Finca La Primavera is taking extra steps beyond organic production to also become verified Bird Friendly. Representatives from the Smithsonian Migratory Bird Institute in Washington, DC, who manage the certification’s regulations, visited the farm to give recommendations. They saw La Primavera as a prime example of ecosystem restoration. La Primavera has planted more than one thousand trees of various native species to act as both shade for the coffee and habitats for birds and small mammals.

Francisco describes La Primavera’s philosophy through the farm’s motto: sustainable, fair, and positive. “Sustainable because of our work with the natural environment and being Rainforest Alliance certified, for our farm’s biodiversity and the natural reserve we have, for farming organically, including raising bees to promote pollination.

Fair because we help our neighbors.
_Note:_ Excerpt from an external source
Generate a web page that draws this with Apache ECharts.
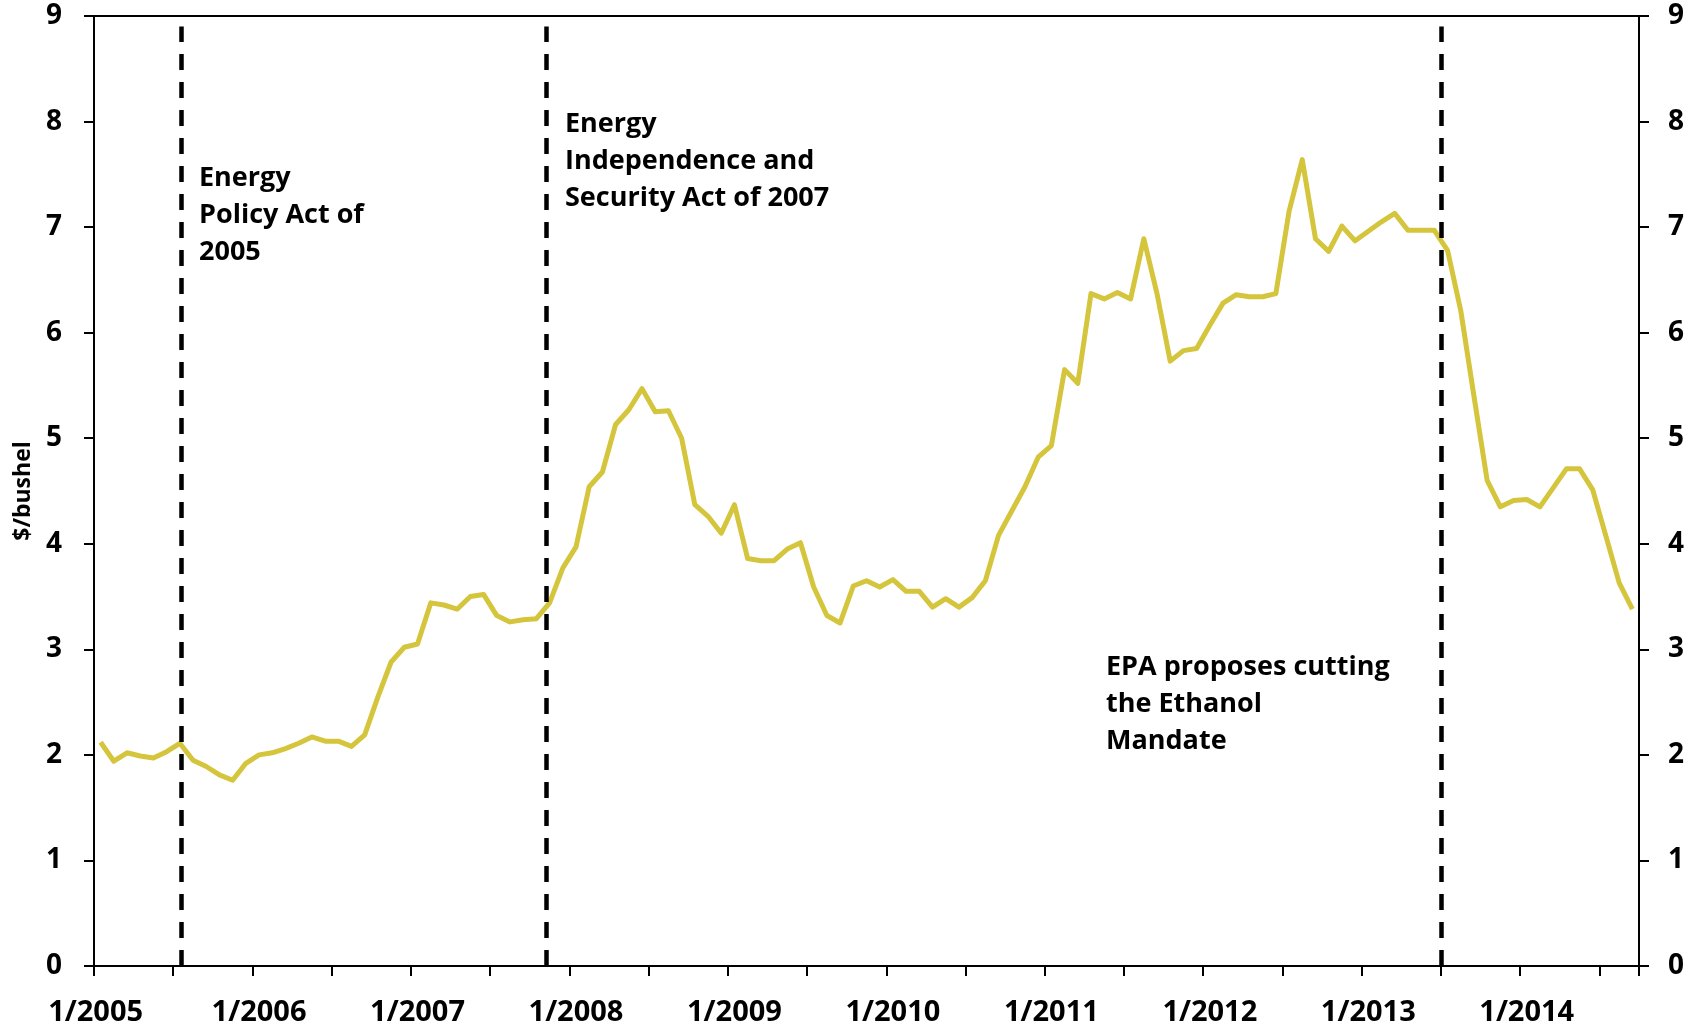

We don’t just support the pickers and their families, rather we are part of an ecosystem of farms and producers who work together in our efforts towards quality coffee and environmental stewardship.

Positive because we hold gatherings on the farm and invite producers to meet each other and connect. I always say I can share the knowledge I have, and that helps everyone sell their coffee.”

Francisco has a roasted coffee brand in Colombia called Cosecha Real, the royal harvest.

“Peaberry” seeds are the small, dense single seeds that sometimes develop inside of a coffee cherry instead of the typical two flat seeds.



Coffee has been integral to the economic development of the Cundiamarca department for more than a century. The area’s coffee is not just a crop; it is part of the social and cultural fabric of the region.

Cundiamarca’s coffee grows on the western slopes of the Eastern Andes range of Colombia. Here, coffee cultivations are notable for their biodiversity, integration into local ecosystems, and the commitment of the department’s coffee producers; these ingredients have contributed to the prevalence of shade coffee in Cundinamarca. Below a layer of native Andean flora, shade-grown coffee demonstrates the regional philosophy of conservation and environmental sustainability.

Cundianmarca’s coffee farms are planted across more than 43,000 hectares, 70% of which are sown beneath other tree species. The department surrounds the country’s capital city of Bogota, with its more than 10 million inhabitants in the city and sprawling metro area. Even though Cundinamarca’s farms are in such proximity to the country’s urban hub, they offer the contrast of aggressively preserving Colombia’s naturally diverse ecosystems.